Wednesday, August 12, 2009

Health Insurance For Cars

One of the Republican opponents of the current insurance reform proposal went on about how health insurance should be like car insurance, claiming that if you bought car insurance that paid for oil changes nobody could afford car insurance. Health insurance, he claimed, should cover only catastrophic illness and people should pay for routine medical expenses out of their ordinary income.

He’s been watching too many reruns of “My Mother the Car.”

If my car loses a wheel and I can’t afford to replace it I have quite a few options; I can get friends to take me places; I can ride buses; I can walk; I can stay home. There are probably some other options I didn’t think of.

Delaying the repair to the car is not going to make it worse. I can easily wait until I save up enough money, and when I do it will still cost the same amount for the repair.

I, however, am not a car. I am a person and I have emphysema.

So let’s say that I have the catastrophic insurance that this Republican thinks is reasonable. I get a cough and I don’t have the $100 that it costs to go to the doctor, so I don’t go because the insurance doesn’t cover that. The next thing that happens is that I have a major lung infection and am in the emergency room, which costs several thousand dollars. The insurance policy pays for that.

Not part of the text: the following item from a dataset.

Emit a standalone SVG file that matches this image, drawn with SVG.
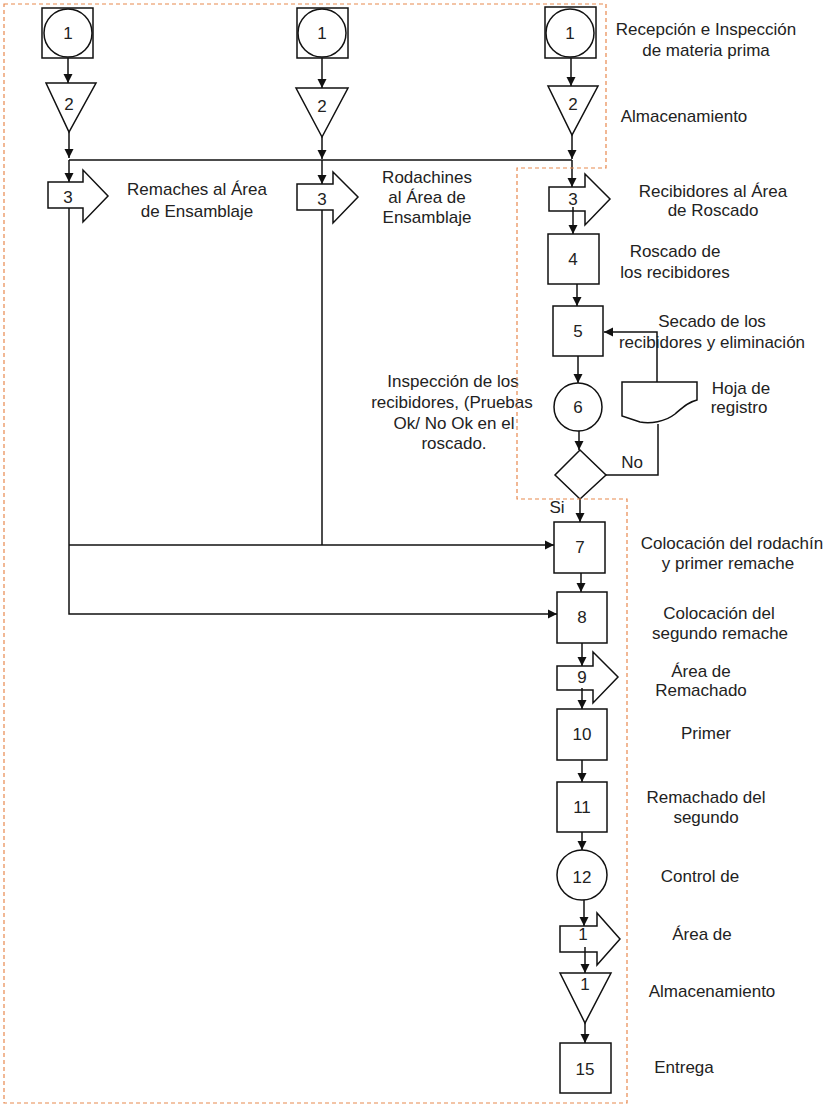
<svg xmlns="http://www.w3.org/2000/svg" width="828" height="1107" viewBox="0 0 828 1107">
<style>
.n{fill:#fff;stroke:#111;stroke-width:1.5}
.c{fill:none;stroke:#111;stroke-width:1.5}
.t{font-family:"Liberation Sans",Arial,sans-serif;font-size:17px;fill:#222;text-anchor:middle}
.b{fill:none;stroke:#E8894F;stroke-width:1.2;stroke-dasharray:4 3}
</style>
<defs>
<marker id="ah" viewBox="0 0 10 10" markerUnits="userSpaceOnUse" markerWidth="9" markerHeight="10" refX="10" refY="5" orient="auto">
<path d="M0,0 L10,5 L0,10 z" fill="#111"/>
</marker>
</defs>
<rect width="828" height="1107" fill="#fff"/>

<g id="n1a"><rect class="n" x="42" y="8" width="51" height="50"/><circle class="n" cx="68" cy="33" r="24"/><text class="t" x="68" y="39">1</text></g>
<g id="n1b"><rect class="n" x="297" y="8" width="51" height="50"/><circle class="n" cx="322" cy="33" r="24"/><text class="t" x="322" y="39">1</text></g>
<g id="n1c"><rect class="n" x="545" y="7" width="51" height="51"/><circle class="n" cx="570" cy="33" r="24"/><text class="t" x="570" y="39">1</text></g>

<g id="n2a"><path class="n" d="M46,83 H96 L69,132 Z"/><text class="t" x="69" y="110">2</text></g>
<g id="n2b"><path class="n" d="M296,88 H348 L322,137 Z"/><text class="t" x="322" y="112">2</text></g>
<g id="n2c"><path class="n" d="M548,86 H598 L572,135 Z"/><text class="t" x="573" y="110">2</text></g>

<g id="n3a"><path class="n" d="M48,182 H83 V170 L108,196 L83,222 V208 H48 Z"/><text class="t" x="68" y="203">3</text></g>
<g id="n3b"><path class="n" d="M297,184 H333 V172 L358,197 L333,223 V210 H297 Z"/><text class="t" x="322" y="205">3</text></g>
<g id="n3c"><path class="n" d="M549,187 H585 V174 L610,199 L585,225 V211 H549 Z"/><text class="t" x="573" y="205">3</text></g>

<g id="n4"><rect class="n" x="548" y="234" width="51" height="50"/><text class="t" x="573" y="265">4</text></g>
<g id="n5"><rect class="n" x="553" y="306" width="50" height="50"/><text class="t" x="578" y="337">5</text></g>
<g id="n6"><circle class="n" cx="578" cy="407" r="24"/><text class="t" x="578" y="413">6</text></g>
<g id="doc"><path class="n" d="M622,382 H697 V400 C688,402 682,408 675,414 C665,422 650,424 640,422 L622,416 Z"/></g>
<g id="dec"><path class="n" d="M580,450 L606,475 L580,499 L555,475 Z"/></g>
<g id="n7"><rect class="n" x="554" y="522" width="51" height="51"/><text class="t" x="580" y="553">7</text></g>
<g id="n8"><rect class="n" x="557" y="592" width="50" height="51"/><text class="t" x="582" y="623">8</text></g>
<g id="n9"><path class="n" d="M557,666 H593 V652 L618,677 L593,703 V690 H557 Z"/><text class="t" x="582" y="683">9</text></g>
<g id="n10"><rect class="n" x="557" y="709" width="50" height="51"/><text class="t" x="582" y="740">10</text></g>
<g id="n11"><rect class="n" x="557" y="782" width="50" height="50"/><text class="t" x="582" y="813">11</text></g>
<g id="n12"><circle class="n" cx="582" cy="875" r="25"/><text class="t" x="582" y="883">12</text></g>
<g id="n14"><path class="n" d="M560,926 H597 V913 L620,939 L597,965 V952 H560 Z"/><text class="t" x="583" y="940">1</text></g>
<g id="n13"><path class="n" d="M560,973 H611 L585,1023 Z"/><text class="t" x="585" y="990">1</text></g>
<g id="n15"><rect class="n" x="560" y="1043" width="51" height="50"/><text class="t" x="585" y="1075">15</text></g>

<g id="connectors">
<line class="c" x1="68" y1="58" x2="68" y2="83" marker-end="url(#ah)"/>
<line class="c" x1="69" y1="132" x2="69" y2="158" marker-end="url(#ah)"/>
<line class="c" x1="69" y1="160" x2="572" y2="160"/>
<line class="c" x1="69" y1="160" x2="69" y2="182" marker-end="url(#ah)"/>
<line class="c" x1="322" y1="58" x2="322" y2="88" marker-end="url(#ah)"/>
<line class="c" x1="322" y1="137" x2="322" y2="159" marker-end="url(#ah)"/>
<line class="c" x1="322" y1="160" x2="322" y2="184" marker-end="url(#ah)"/>
<line class="c" x1="571" y1="58" x2="571" y2="86" marker-end="url(#ah)"/>
<line class="c" x1="572" y1="135" x2="572" y2="159" marker-end="url(#ah)"/>
<line class="c" x1="572" y1="160" x2="572" y2="187" marker-end="url(#ah)"/>
<line class="c" x1="573" y1="207" x2="573" y2="234" marker-end="url(#ah)"/>
<line class="c" x1="577" y1="284" x2="577" y2="306" marker-end="url(#ah)"/>
<line class="c" x1="578" y1="356" x2="578" y2="383" marker-end="url(#ah)"/>
<line class="c" x1="579" y1="431" x2="579" y2="450" marker-end="url(#ah)"/>
<line class="c" x1="580" y1="499" x2="580" y2="522" marker-end="url(#ah)"/>
<line class="c" x1="581" y1="573" x2="581" y2="592" marker-end="url(#ah)"/>
<line class="c" x1="582" y1="643" x2="582" y2="666" marker-end="url(#ah)"/>
<line class="c" x1="582" y1="688" x2="582" y2="709" marker-end="url(#ah)"/>
<line class="c" x1="582" y1="760" x2="582" y2="782" marker-end="url(#ah)"/>
<line class="c" x1="582" y1="832" x2="582" y2="850" marker-end="url(#ah)"/>
<line class="c" x1="584" y1="900" x2="584" y2="926" marker-end="url(#ah)"/>
<line class="c" x1="585" y1="947" x2="585" y2="973" marker-end="url(#ah)"/>
<line class="c" x1="585" y1="1023" x2="585" y2="1043" marker-end="url(#ah)"/>
<path class="c" d="M69,208 V614 H557" marker-end="url(#ah)"/>
<path class="c" d="M69,545 H554" marker-end="url(#ah)"/>
<path class="c" d="M322,210 V545"/>
<path class="c" d="M606,475 H658 V424"/>
<path class="c" d="M657,382 V332 H604" marker-end="url(#ah)"/>
</g>

<g id="labels">
<text class="t" x="706" y="35">Recepción e Inspección</text>
<text class="t" x="706" y="56">de materia prima</text>
<text class="t" x="684" y="122">Almacenamiento</text>
<text class="t" x="197" y="195">Remaches al Área</text>
<text class="t" x="197" y="217">de Ensamblaje</text>
<text class="t" x="427" y="183">Rodachines</text>
<text class="t" x="427" y="203">al Área de</text>
<text class="t" x="427" y="223">Ensamblaje</text>
<text class="t" x="713" y="197">Recibidores al Área</text>
<text class="t" x="713" y="216">de Roscado</text>
<text class="t" x="675" y="257">Roscado de</text>
<text class="t" x="675" y="278">los recibidores</text>
<text class="t" x="712" y="327">Secado de los</text>
<text class="t" x="712" y="348">recibidores y eliminación</text>
<text class="t" x="741" y="394">Hoja de</text>
<text class="t" x="739" y="413">registro</text>
<text class="t" x="453" y="387">Inspección de los</text>
<text class="t" x="452" y="408">recibidores, (Pruebas</text>
<text class="t" x="454" y="429">Ok/ No Ok en el</text>
<text class="t" x="454" y="449">roscado.</text>
<text class="t" x="632" y="468">No</text>
<text class="t" x="557" y="513">Si</text>
<text class="t" x="732" y="549">Colocación del rodachín</text>
<text class="t" x="728" y="569">y primer remache</text>
<text class="t" x="719" y="619">Colocación del</text>
<text class="t" x="720" y="639">segundo remache</text>
<text class="t" x="701" y="677">Área de</text>
<text class="t" x="701" y="696">Remachado</text>
<text class="t" x="706" y="739">Primer</text>
<text class="t" x="706" y="803">Remachado del</text>
<text class="t" x="706" y="823">segundo</text>
<text class="t" x="700" y="882">Control de</text>
<text class="t" x="702" y="940">Área de</text>
<text class="t" x="712" y="997">Almacenamiento</text>
<text class="t" x="684" y="1073">Entrega</text>
</g>

<path id="boundary" class="b" d="M4,4 H606 V168 H517 V499 H627 V1103 H4 Z"/>
</svg>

So my decision was a sound one economically for me, but it means a lot of discomfort, and it’s probably a false economy due to time lost from work.

But was it sound for the insurance company, and was it sound for society? I’m not an insurance underwriter or executive, but I’m pretty sure the insurance company would have been happy to pay that $100 in order to prevent the emergency room visit.

It’s a really bad decision for everybody if, as is quite possible in my case, I get pneumonia and die from it despite a week in intensive care at a cost of many thousands of dollars.

All because of an uninsured $100 doctor’s office visit that I couldn’t afford.

1 comment:

  1. bruce9:21 AM

    A more apt comparison would be a broken leg vs a broken wheel or clogged fuel injectors vs. emphysema. But that is me splitting hairs and your point is still valid.

    That catastrophic plan might be okay for some people (young &/or healthy), but you are neither and it would not work for you.

    This is a good example of "one size fits all" is not a solution to health care/insurance reform.